**SHORT TASK**
Locate the string "this" in the listing below. Copy every line where it is found.

**DATASET EXTRACT**
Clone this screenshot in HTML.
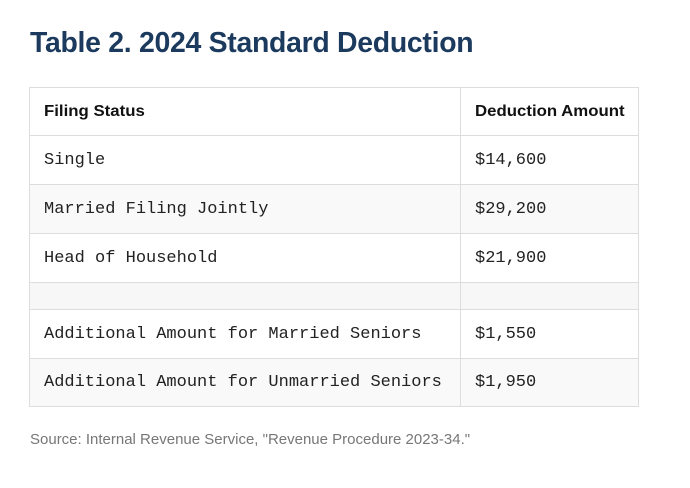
<!DOCTYPE html>
<html><head><style>
body{margin:0;width:690px;height:488px;background:#fff;position:relative;overflow:hidden;font-family:"Liberation Sans",sans-serif}
.t{position:absolute;left:30px;top:27px;font-size:29px;font-weight:bold;color:#1b3a5e;white-space:nowrap;transform:scaleX(0.98);transform-origin:left top;letter-spacing:-0.3px}
.r{position:absolute;left:29px;width:610px;box-sizing:border-box;border:1px solid #ddd;border-top:none}
.r div{position:absolute;top:0;bottom:0;display:flex;align-items:center;white-space:nowrap}
.a{left:14px;font-family:"Liberation Mono",monospace;font-size:17px;color:#222}
.b{left:445px;font-family:"Liberation Mono",monospace;font-size:17px;color:#222}
.v{position:absolute;left:460px;width:1px;top:87px;height:320px;background:#ddd}
.h{font-family:"Liberation Sans",sans-serif!important;font-weight:bold;font-size:16px!important;color:#111;transform:scaleX(1.05);transform-origin:left center}
.s{position:absolute;left:30px;top:431px;font-size:15px;color:#777;white-space:nowrap}
</style></head><body>
<div class="t">Table 2. 2024 Standard Deduction</div>
<div class="r" style="top:87px;height:49px;border-top:1px solid #ddd;background:#fff"><div class="a h">Filing Status</div><div class="b h">Deduction Amount</div></div>
<div class="r" style="top:136px;height:49px;background:#fff"><div class="a">Single</div><div class="b">$14,600</div></div>
<div class="r" style="top:185px;height:49px;background:#f9f9f9"><div class="a">Married Filing Jointly</div><div class="b">$29,200</div></div>
<div class="r" style="top:234px;height:49px;background:#fff"><div class="a">Head of Household</div><div class="b">$21,900</div></div>
<div class="r" style="top:283px;height:27px;background:#f7f7f7"></div>
<div class="r" style="top:310px;height:49px;background:#fff"><div class="a">Additional Amount for Married Seniors</div><div class="b">$1,550</div></div>
<div class="r" style="top:359px;height:48px;background:#f9f9f9"><div class="a">Additional Amount for Unmarried Seniors</div><div class="b">$1,950</div></div>
<div class="v"></div>
<div class="s">Source: Internal Revenue Service, "Revenue Procedure 2023-34."</div>
</body></html>
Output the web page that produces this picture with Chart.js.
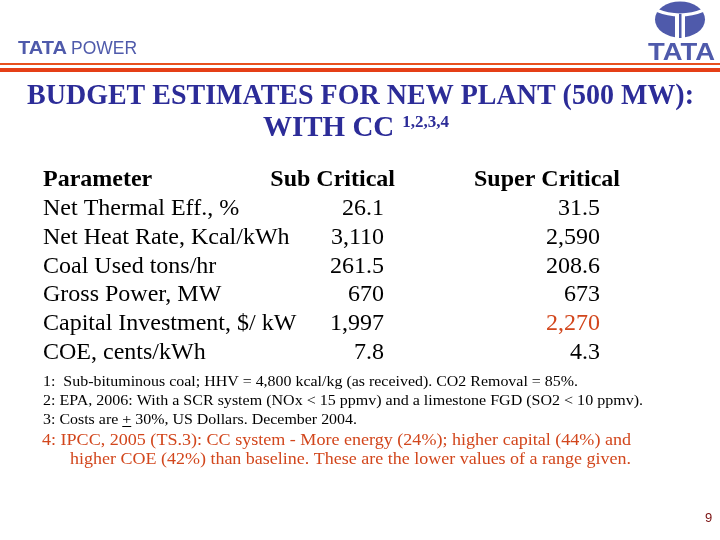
<!DOCTYPE html>
<html>
<head>
<meta charset="utf-8">
<script src="https://cdn.jsdelivr.net/npm/chart.js@4/dist/chart.umd.min.js"></script>
<style>
  body { margin: 0; background: #fff; }
  #wrap { width: 720px; height: 540px; }
</style>
</head>
<body>
<div id="wrap"><canvas id="myChart" width="720" height="540"></canvas></div>
<script>
// table data
const columns = ['Parameter', 'Sub Critical', 'Super Critical'];
const parameters = ['Net Thermal Eff., %', 'Net Heat Rate, Kcal/kWh', 'Coal Used tons/hr',
  'Gross Power, MW', 'Capital Investment, $/ kW', 'COE, cents/kWh'];
const subCritical = [26.1, 3110, 261.5, 670, 1997, 7.8];
const superCritical = [31.5, 2590, 208.6, 673, 2270, 4.3];

const titleLines = ['BUDGET ESTIMATES FOR NEW PLANT (500 MW):', 'WITH CC'];
const titleSup = '1,2,3,4';
const notes = [
  '1:  Sub-bituminous coal; HHV = 4,800 kcal/kg (as received). CO2 Removal = 85%.',
  '2: EPA, 2006: With a SCR system (NOx < 15 ppmv) and a limestone FGD (SO2 < 10 ppmv).',
  '3: Costs are + 30%, US Dollars. December 2004.'
];
const ipccNote = ['4: IPCC, 2005 (TS.3): CC system - More energy (24%); higher capital (44%) and',
  'higher COE (42%) than baseline. These are the lower values of a range given.'];
const pageNo = '9';

const blue = '#2c2c98', logoBlue = '#4f5aab', red = '#d2461c';
const serif = '"Liberation Serif", "Times New Roman", serif';
// per column: text anchor offset from the scale position, and alignment
const colStyle = [
  { dx: -77, headDx: -77, align: 'left', headAlign: 'left' },
  { dx: 24, headDx: 35, align: 'right', headAlign: 'right' },
  { dx: 0, headDx: 20, align: 'right', headAlign: 'right' }
];
const highlight = { col: 2, row: 4 };

const fmt = v => v.toLocaleString('en-US', { maximumFractionDigits: 1 });

function fitText(ctx, text, x, y, w) {
  let m = ctx.measureText(text).width;
  ctx.save();
  ctx.translate(x, y);
  ctx.scale(w / m, 1);
  ctx.fillText(text, 0, 0);
  ctx.restore();
}

const slidePlugin = {
  id: 'slide',
  beforeDraw(chart) {
    let ctx = chart.ctx;
    ctx.save();
    ctx.fillStyle = '#fff';
    ctx.fillRect(0, 0, chart.width, chart.height);
    ctx.restore();
  },
  afterDraw(chart) {
    let ctx = chart.ctx;
    ctx.save();
    // header logos
    ctx.fillStyle = logoBlue;
    ctx.textAlign = 'left';
    ctx.textBaseline = 'alphabetic';
    ctx.font = 'bold 19px "Liberation Sans", Arial, sans-serif';
    fitText(ctx, 'TATA', 18, 54, 49);
    ctx.font = '19px "Liberation Sans", Arial, sans-serif';
    fitText(ctx, 'POWER', 71, 54, 66);
    ctx.font = 'bold 24px "Liberation Sans", Arial, sans-serif';
    fitText(ctx, 'TATA', 648, 60, 67);
    // emblem
    ctx.beginPath();
    ctx.ellipse(680, 19.5, 25, 18, 0, 0, Math.PI * 2);
    ctx.fill();
    ctx.strokeStyle = '#fff';
    ctx.lineWidth = 3;
    ctx.beginPath();
    ctx.moveTo(656, 10);
    ctx.quadraticCurveTo(680, 20, 704, 10);
    ctx.stroke();
    ctx.fillStyle = '#fff';
    ctx.fillRect(675, 15, 10, 24);
    ctx.fillStyle = logoBlue;
    ctx.fillRect(679, 14, 2.5, 24);
    // double rule
    ctx.fillStyle = '#e8501e';
    ctx.fillRect(0, 63, 720, 2);
    ctx.fillStyle = '#e53f16';
    ctx.fillRect(0, 68, 720, 4);

    // title
    ctx.fillStyle = blue;
    ctx.font = 'bold 29px ' + serif;
    fitText(ctx, titleLines[0], 27, 104, 667);
    let w1 = ctx.measureText(titleLines[1]).width;
    ctx.font = 'bold 17px ' + serif;
    let w2 = ctx.measureText(titleSup).width;
    let x0 = 356 - (w1 + 8 + w2) / 2;
    ctx.font = 'bold 29px ' + serif;
    ctx.fillText(titleLines[1], x0, 136);
    ctx.font = 'bold 17px ' + serif;
    ctx.fillText(titleSup, x0 + w1 + 8, 127);

    // table, positioned through the chart scales
    let ys = chart.scales.y, xs = chart.scales.x;
    ctx.fillStyle = '#000';
    ctx.font = 'bold 24px ' + serif;
    columns.forEach((c, i) => {
      ctx.textAlign = colStyle[i].headAlign;
      ctx.fillText(c, xs.getPixelForValue(i) + colStyle[i].headDx, ys.getPixelForValue(0) + 8);
    });
    ctx.font = '24px ' + serif;
    chart.data.datasets.forEach((ds, d) => {
      let meta = chart.getDatasetMeta(d);
      ctx.textAlign = colStyle[d].align;
      meta.data.forEach((pt, i) => {
        ctx.fillStyle = (highlight.col === d && highlight.row === i) ? red : '#000';
        ctx.fillText(ds.texts[i], pt.x + colStyle[d].dx, pt.y + 8);
      });
    });

    // footnotes
    ctx.textAlign = 'left';
    ctx.fillStyle = '#000';
    ctx.font = '15px ' + serif;
    notes.forEach((n, i) => {
      fitText(ctx, n, 43, 386 + i * 19, [535, 600, 314][i]);
    });
    // underline the plus sign (plus/minus)
    let k = 314 / ctx.measureText(notes[2]).width;
    let pre = ctx.measureText('3: Costs are ').width * k;
    let pw = ctx.measureText('+').width * k;
    ctx.fillRect(43 + pre, 426, pw, 1);
    ctx.fillStyle = red;
    ctx.font = '17px ' + serif;
    fitText(ctx, ipccNote[0], 42, 445, 589);
    fitText(ctx, ipccNote[1], 70, 464, 561);

    ctx.fillStyle = '#7a1010';
    ctx.font = '13px "Liberation Sans", Arial, sans-serif';
    ctx.fillText(pageNo, 705, 522);
    ctx.restore();
  }
};

let mychart = document.getElementById('myChart').getContext('2d');
let chart = new Chart(mychart, {
  type: 'scatter',
  data: {
    datasets: [
      { label: columns[0], texts: parameters, data: parameters.map((p, i) => ({ x: columns[0], y: i + 1 })) },
      { label: columns[1], texts: subCritical.map(fmt), data: subCritical.map((v, i) => ({ x: columns[1], y: i + 1 })) },
      { label: columns[2], texts: superCritical.map(fmt), data: superCritical.map((v, i) => ({ x: columns[2], y: i + 1 })) }
    ]
  },
  options: {
    responsive: false,
    animation: false,
    devicePixelRatio: 1,
    layout: { padding: { top: 164, bottom: 175, left: 0, right: 0 } },
    elements: { point: { radius: 0, hoverRadius: 0 } },
    plugins: { legend: { display: false }, tooltip: { enabled: false } },
    scales: {
      x: { type: 'category', labels: columns, offset: true, display: false },
      y: { type: 'linear', min: -0.5, max: 6.5, reverse: true, display: false }
    }
  },
  plugins: [slidePlugin]
});
</script>
</body>
</html>
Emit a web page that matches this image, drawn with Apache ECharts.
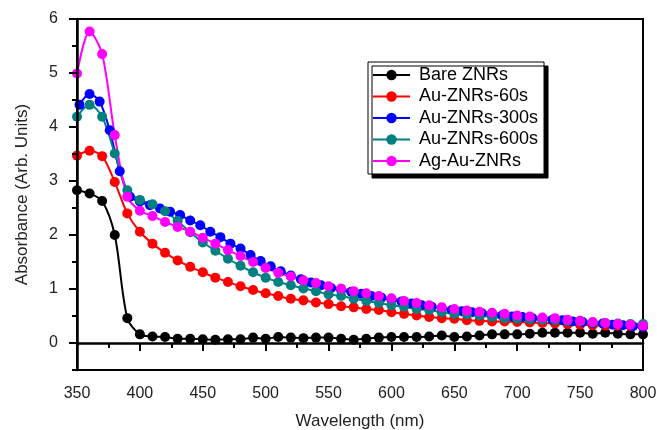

**WORKED ANSWER**
Clone this screenshot in HTML.
Output the web page that produces this picture with Chart.js.
Emit a web page that matches this image, drawn with Apache ECharts.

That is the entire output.